DDR 2
am reading a book on crime in the DDR. The author, Wolfgang Mittmann, records that he was for 30 years a policemen in the Volkspolizei. He was writing in the 1990s, essentially, and looks back on the period with a bias in favour of objective facts, and an acquired disinterest in Marxist ideas. Once you get rid of the Marxism, the daily life of the DDR citizens becomes intensely interesting – inclining their economic endeavours, and also their crimes. Mittmann was a product of the DDR and speaks the language of its citizens, in the deepest sense. The book has been published under two titles and so I have inadvertently bought two copies under different titles. One is Tatzeit.

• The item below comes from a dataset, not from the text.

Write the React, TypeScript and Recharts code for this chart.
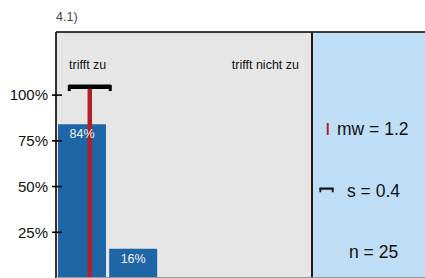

He gives us 80 pages about the career of a smuggler named Schützendorf (not his real name). After 1948, a good part of his activity was smuggling eastern industrial goods into the West. This is interesting because it shows how the East could export into the Federal Republic, at least up to a certain point. This possibility evidently declined, but in the early 1950s the problem was the exchange rate – goods sold in eastern shops for so many east-Marks cost about one-sixth as much as the same goods acquired through regulated cross-border trade, paid for in western marks (D-marks). The smuggling affected the DDR's conventional export business. Schützendorf is recorded, by Mittmann, as smuggling optical goods, office machines, silk, porcelain, and lace. Quite a broad range of products! The question for us is, then, how this advantage was lost, so that by 1989 the DDR had very limited exports, and almost everything collapsed after the 1990 currency reform (and reunification).
Schützendorf became famous partly through a trial involving his career smuggling goods into Spain, and through a 1959 DDR film “Ware nach Katalonien” (goods to Catalonia) which put his adventures on screen (in some form).

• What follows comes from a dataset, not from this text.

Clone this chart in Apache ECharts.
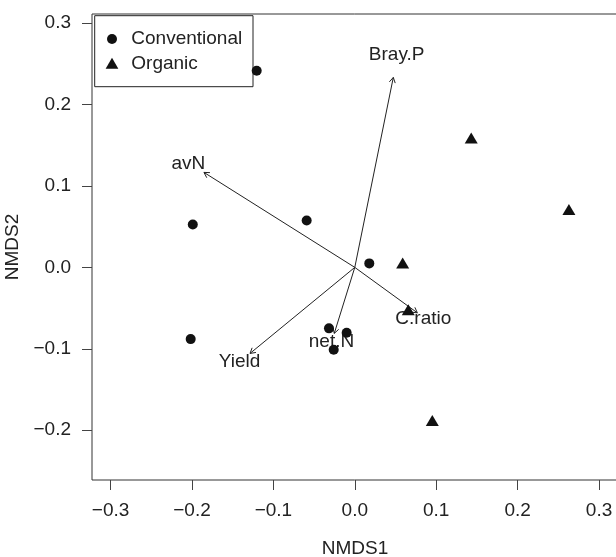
<!DOCTYPE html>
<html>
<head>
<meta charset="utf-8">
<script src="https://cdn.jsdelivr.net/npm/echarts@6/dist/echarts.min.js"></script>
<style>html,body{margin:0;padding:0;background:#fff;}#c{width:616px;height:557px;}</style>
</head>
<body>
<div id="c"></div>
<script>
// ---- data ----
var conventional = [
  [-0.1205, 0.2415], [-0.1990, 0.0528], [-0.0591, 0.0577], [0.0178, 0.0049],
  [-0.2016, -0.0881], [-0.0317, -0.0749], [-0.0100, -0.0803], [-0.0259, -0.1012]
];
var organic = [
  [0.1430, 0.1590], [0.2630, 0.0710], [0.0588, 0.0055], [0.0657, -0.0520], [0.0952, -0.1880]
];
var vectorNames = ['Bray.P', 'avN', 'Yield', 'net.N', 'C.ratio'];
var vectorTips = [[0.0473, 0.2334], [-0.1853, 0.1167], [-0.1287, -0.1057], [-0.0252, -0.0811], [0.0768, -0.0558]];
var vectorLabelPos = [[0.0514, 0.2608], [-0.2045, 0.1267], [-0.1416, -0.1160], [-0.0286, -0.0914], [0.0842, -0.0635]];
var xTicks = [-0.3, -0.2, -0.1, 0.0, 0.1, 0.2, 0.3];
var yTicks = [-0.2, -0.1, 0.0, 0.1, 0.2, 0.3];
var legendNames = ['Conventional', 'Organic'];

var FONT = 'Liberation Sans, Arial, Helvetica, sans-serif';
var FS = 19;
var TXT = '#222';
function fmt(v) {
  var s = Math.abs(v).toFixed(1);
  return (v < -1e-9 ? '\u2212' : '') + s;
}
var chart = echarts.init(document.getElementById('c'), null, {renderer: 'canvas'});
var axisCommon = {
  type: 'value',
  splitLine: {show: false},
  axisLine: {show: false, onZero: false},
  axisTick: {show: true, inside: false, length: 10, lineStyle: {color: '#444', width: 1}},
  axisLabel: {color: TXT, fontSize: FS, fontFamily: FONT, margin: 21, formatter: fmt},
  nameLocation: 'middle',
  nameGap: 59,
  nameTextStyle: {color: TXT, fontSize: FS, fontFamily: FONT}
};
var option = {
  animation: false,
  backgroundColor: '#fff',
  grid: {left: 92, top: 14, width: 526, height: 466, show: true, borderColor: '#333', borderWidth: 1,
         backgroundColor: 'transparent', containLabel: false, outerBoundsMode: 'none'},
  xAxis: Object.assign({}, axisCommon, {
    min: -0.3228, max: 0.3233, name: 'NMDS1',
    axisTick: Object.assign({}, axisCommon.axisTick, {customValues: xTicks}),
    axisLabel: Object.assign({}, axisCommon.axisLabel, {customValues: xTicks})
  }),
  yAxis: Object.assign({}, axisCommon, {
    min: -0.2612, max: 0.3113, name: 'NMDS2', nameGap: 55,
    axisTick: Object.assign({}, axisCommon.axisTick, {customValues: yTicks}),
    axisLabel: Object.assign({}, axisCommon.axisLabel, {customValues: yTicks})
  }),
  graphic: [
    {type: 'rect', z: 1, shape: {x: 94.7, y: 15.7, width: 158.3, height: 71}, style: {fill: '#fff', stroke: '#222', lineWidth: 1}},
    {type: 'circle', z: 1, shape: {cx: 112, cy: 39, r: 5}, style: {fill: '#111'}},
    {type: 'polygon', z: 1, shape: {points: [[112, 57.8], [118.35, 68.8], [105.65, 68.8]]}, style: {fill: '#111'}},
    {type: 'text', z: 1, x: 131.3, y: 39, style: {text: legendNames[0], fill: TXT, font: FS + 'px ' + FONT, verticalAlign: 'middle', align: 'left'}},
    {type: 'text', z: 1, x: 131.3, y: 63.3, style: {text: legendNames[1], fill: TXT, font: FS + 'px ' + FONT, verticalAlign: 'middle', align: 'left'}}
  ],
  series: [
    {
      type: 'custom',
      data: vectorTips,
      z: 2,
      renderItem: function (params, api) {
        var o = api.coord([0, 0]);
        var t = api.coord([api.value(0), api.value(1)]);
        var ang = Math.atan2(t[1] - o[1], t[0] - o[0]);
        var L = 6, a = Math.PI / 6;
        var p1 = [t[0] - L * Math.cos(ang - a), t[1] - L * Math.sin(ang - a)];
        var p2 = [t[0] - L * Math.cos(ang + a), t[1] - L * Math.sin(ang + a)];
        return {type: 'group', children: [
          {type: 'line', shape: {x1: o[0], y1: o[1], x2: t[0], y2: t[1]}, style: {stroke: '#222', lineWidth: 1}},
          {type: 'polyline', shape: {points: [p1, t, p2]}, style: {stroke: '#222', fill: null, lineWidth: 1}}
        ]};
      }
    },
    {
      type: 'scatter',
      z: 3,
      symbolSize: 1,
      itemStyle: {color: 'rgba(0,0,0,0)', opacity: 1},
      data: vectorLabelPos.map(function (p, i) { return {value: p, name: vectorNames[i]}; }),
      label: {show: true, position: 'inside', formatter: '{b}', color: TXT, fontSize: FS, fontFamily: FONT},
      silent: true
    },
    {
      type: 'scatter', name: legendNames[0], z: 4,
      symbol: 'circle', symbolSize: 10,
      itemStyle: {color: '#111', opacity: 1},
      data: conventional
    },
    {
      type: 'scatter', name: legendNames[1], z: 4,
      symbol: 'triangle', symbolSize: [13, 11],
      itemStyle: {color: '#111', opacity: 1},
      data: organic
    }
  ]
};
chart.setOption(option);
</script>
</body>
</html>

Mittmann records how the tradition of “DDR – Krimis (cop stories)” may have been started by someone called Preussler in 1949. The original format was little booklets (Hefte) of 20 pages. The style drew on traditions of Weimar detective stories, but obviously had to have a Marxist tinge in order to get access to paper and to retail outlets inside the DDR. This connects with an interest of mine in European low culture – obviously, the big story is the dominance of American imports, and the limited exportability of “popular” products from one country to another, but the details are quite absorbing. A simplifying theory is that the Communist Bloc did not have popular culture, because it was incompatible with Communist ideals about everyone liking high culture, and because all consumer industries were under-developed and badly funded. That is not the whole story.

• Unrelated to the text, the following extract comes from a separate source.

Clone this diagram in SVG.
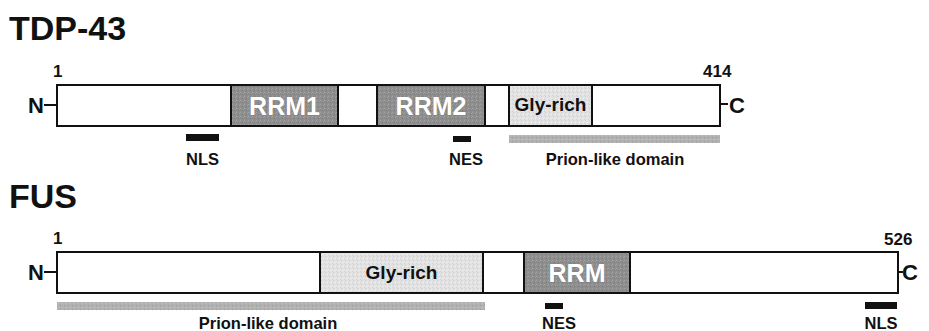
<svg xmlns="http://www.w3.org/2000/svg" width="929" height="331" viewBox="0 0 929 331">
  <style>
    text { font-family: "Liberation Sans", Arial, sans-serif; font-weight: bold; fill: #111; }
    .title { font-size: 34px; }
    .num { font-size: 17px; }
    .term { font-size: 22px; }
    .lbl { font-size: 16.5px; text-anchor: middle; }
    .dom { font-size: 19px; text-anchor: middle; }
    .rrm { font-size: 25px; text-anchor: middle; fill: #fff; stroke: #777; stroke-width: 0.6px; paint-order: stroke; }
    .plain { fill: #fff; stroke: #111; stroke-width: 2; }
    .rrmbox { fill: url(#darkGrain); stroke: #111; stroke-width: 2; }
    .glybox { fill: url(#lightGrain); stroke: #111; stroke-width: 2; }
    .signal { fill: #111; }
    .prion { fill: url(#prionGrain); }
    .tick { stroke: #111; stroke-width: 2; fill: none; }
  </style>
  <defs>
    <pattern id="darkGrain" width="4" height="4" patternUnits="userSpaceOnUse">
      <rect width="4" height="4" fill="#8e8e8e"/>
      <rect x="0" y="0" width="1" height="1" fill="#a4a4a4"/>
      <rect x="2" y="2" width="1" height="1" fill="#7a7a7a"/>
      <rect x="3" y="1" width="1" height="1" fill="#9c9c9c"/>
    </pattern>
    <pattern id="lightGrain" width="4" height="4" patternUnits="userSpaceOnUse">
      <rect width="4" height="4" fill="#e2e2e2"/>
      <rect x="1" y="0" width="1" height="1" fill="#cfcfcf"/>
      <rect x="3" y="2" width="1" height="1" fill="#f2f2f2"/>
      <rect x="0" y="3" width="1" height="1" fill="#d4d4d4"/>
    </pattern>
    <pattern id="prionGrain" width="4" height="4" patternUnits="userSpaceOnUse">
      <rect width="4" height="4" fill="#b2b2b2"/>
      <rect x="0" y="1" width="1" height="1" fill="#9a9a9a"/>
      <rect x="2" y="3" width="1" height="1" fill="#c6c6c6"/>
    </pattern>
  </defs>

  <!-- TDP-43 -->
  <g id="tdp43">
    <text class="title" x="9" y="40">TDP-43</text>
    <text class="num" x="53" y="77">1</text>
    <text class="num" x="703" y="77">414</text>
    <text class="term" x="44" y="113" text-anchor="end">N</text>
    <text class="term" x="729" y="113">C</text>
    <g id="tdp43-chain">
      <rect class="plain" x="57" y="85" width="663" height="41"/>
      <g id="tdp43-rrm1">
        <rect class="rrmbox" x="231" y="85" width="107" height="41"/>
        <text class="rrm" x="284.5" y="115">RRM1</text>
      </g>
      <g id="tdp43-rrm2">
        <rect class="rrmbox" x="377" y="85" width="108" height="41"/>
        <text class="rrm" x="431" y="115">RRM2</text>
      </g>
      <g id="tdp43-gly">
        <rect class="glybox" x="509" y="85" width="83" height="41"/>
        <text class="dom" x="550.5" y="111">Gly-rich</text>
      </g>
    </g>
    <g id="tdp43-nls">
      <rect class="signal" x="186" y="134" width="33" height="7"/>
      <text class="lbl" x="202.5" y="165">NLS</text>
    </g>
    <g id="tdp43-nes">
      <rect class="signal" x="453" y="136" width="18" height="6"/>
      <text class="lbl" x="466" y="165">NES</text>
    </g>
    <g id="tdp43-prion">
      <rect class="prion" x="509" y="135" width="211" height="8"/>
      <text class="lbl" x="615" y="165">Prion-like domain</text>
    </g>
  </g>

  <!-- FUS -->
  <g id="fus">
    <text class="title" x="9" y="208">FUS</text>
    <text class="num" x="53" y="244">1</text>
    <text class="num" x="884" y="245">526</text>
    <text class="term" x="44" y="280" text-anchor="end">N</text>
    <text class="term" x="902" y="280">C</text>
    <g id="fus-chain">
      <rect class="plain" x="57" y="252" width="841" height="41"/>
      <g id="fus-gly">
        <rect class="glybox" x="320" y="252" width="163" height="41"/>
        <text class="dom" x="401.5" y="279">Gly-rich</text>
      </g>
      <g id="fus-rrm">
        <rect class="rrmbox" x="524" y="252" width="106" height="41"/>
        <text class="rrm" x="577" y="282">RRM</text>
      </g>
    </g>
    <g id="fus-prion">
      <rect class="prion" x="57" y="302" width="428" height="8"/>
      <text class="lbl" x="268" y="329">Prion-like domain</text>
    </g>
    <g id="fus-nes">
      <rect class="signal" x="545" y="303" width="18" height="6"/>
      <text class="lbl" x="559" y="329">NES</text>
    </g>
    <g id="fus-nls">
      <rect class="signal" x="865" y="302" width="32" height="7"/>
      <text class="lbl" x="881" y="329">NLS</text>
    </g>
  </g>

  <!-- terminal ticks joining N/C labels to the chains -->
  <g id="connectors">
    <line class="tick" x1="44" y1="105" x2="57" y2="105"/>
    <line class="tick" x1="720" y1="104" x2="728" y2="104"/>
    <line class="tick" x1="44" y1="272" x2="57" y2="272"/>
    <line class="tick" x1="898" y1="272" x2="903" y2="272"/>
  </g>
</svg>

The Hefte series was called “Geschichten, die das Leben schrieb”. Obviously there was a line of DDR detective novels and TV shows. They are one of the little things people miss about the old DDR.
I don't have information on when the DDR government decided that it would not accept payment for exports in East-marks. Evidently, there was a moment when the idea of “hard currency” was invented. And, evidently, the exchange rate problems (the two marks, still identical up to June 1948, rapidly evolved to have an exchange rate of almost 6 to 1) gravely reduced the purchasing power both of East German citizens, paid in eastern Marks, and of eastern firms, earning revenue in eastern Marks but needing hard currency to buy components and equipment outside their own small country.
I am not sure how Spain came into the operation, but I suppose that Spain had at that time a grave difficulty with foreign exchange, and a deep need for industrial goods not made domestically. Cameras are a relatively precision-made good, normally obtained as imports, in most countries. So there was probably a fat tariff on imported cameras. Put that together with a supply of east German cameras, a car with Swiss plates, and some under-paid customs officials, and you possibly have a business. ‘Ware nach Katalonien’ is on YouTube but only in a version with a spoken Russian translation slapped on top of it. I did watch five minutes, but my Russian is nowhere near up to it. I did see an old lady travelling on a train to the west, a cop searches her handbag, it has a pair of binoculars in it… this was how S smuggled the optical equipment, many people carrying small consignments. That was the 1950s. Later, he retired from crime and lived on Mallorca – an early exponent of the German interest in the Balearics. He made a lot of money out of a car rental business for tourists. (Handbag is sumka, I did get that much.)
Mittmann also writes about a “show trial” of eight businessmen in 1949, the so-called “Conti Affair”. They were the board of a big firm which owned many subsidiaries, mostly in the West, but which had its registered headquarters in Dessau. Faced with sequestration by the Occupying Power, they broke up the firm and transferred control of the western branches, only, to a new holding company. The Communist administration decided to treat this as if it had been the theft of a hundred million marks, as if the directors had been smuggling potatoes across the zonal border. It was presented as theft from the working people of the east, even though all the property transferred was in the western Zones. The accused all got fifteen years in jail. This was in January, 1949,a few months before the transfer of power from the Soviets to a notionally independent local, one-zone, government. The real point of the trial, possibly, was to intimidate the non-communist parties, who were getting the majority of the votes. Brundert, the minister in the regional government who had approved the break-up, was a member of the SPD, the social democratic party. Putting him in the dock, defaming his party as criminals, was part of the SED (communist) Party’s election campaign. Conti was mainly operating gasworks, so sequestering everything would have given the communists a grip on a key part of the West German economy. The three Western Allies would never have allowed this. Nor would they have allowed, during an economic crisis, the shareholders living in their Zones to be deprived of their shares by such an uncompensated sequestration. The directors had not broken any law known to the other Occupying Powers.
The prosecuting lawyer was Hilde Benjamin, sister-in-law of Walter Benjamin, a Stalinist culture critic. Walter’s essay “Linke Melancholie” is an attack on the SPD, as ineffective because they didn’t follow the Moscow Line. It is the same attack that Hilde was making on Walter Brundert, in 1949, and getting him fifteen years in Bautzen. Voters preferred the SPD and that is why Stalinists had to pretend that they weren't talented and idealistic.
Hilde was a prosecutor in show trials, which, because they have so little to do with jurisprudence or factual testimony, have to be seen as part of literature. They are conspiracy theories staged as thrillers. Benjamin H looked, in photographs, like the villain of some film noir. She looks like a cross between Akim Tamiroff and Edward G Robinson.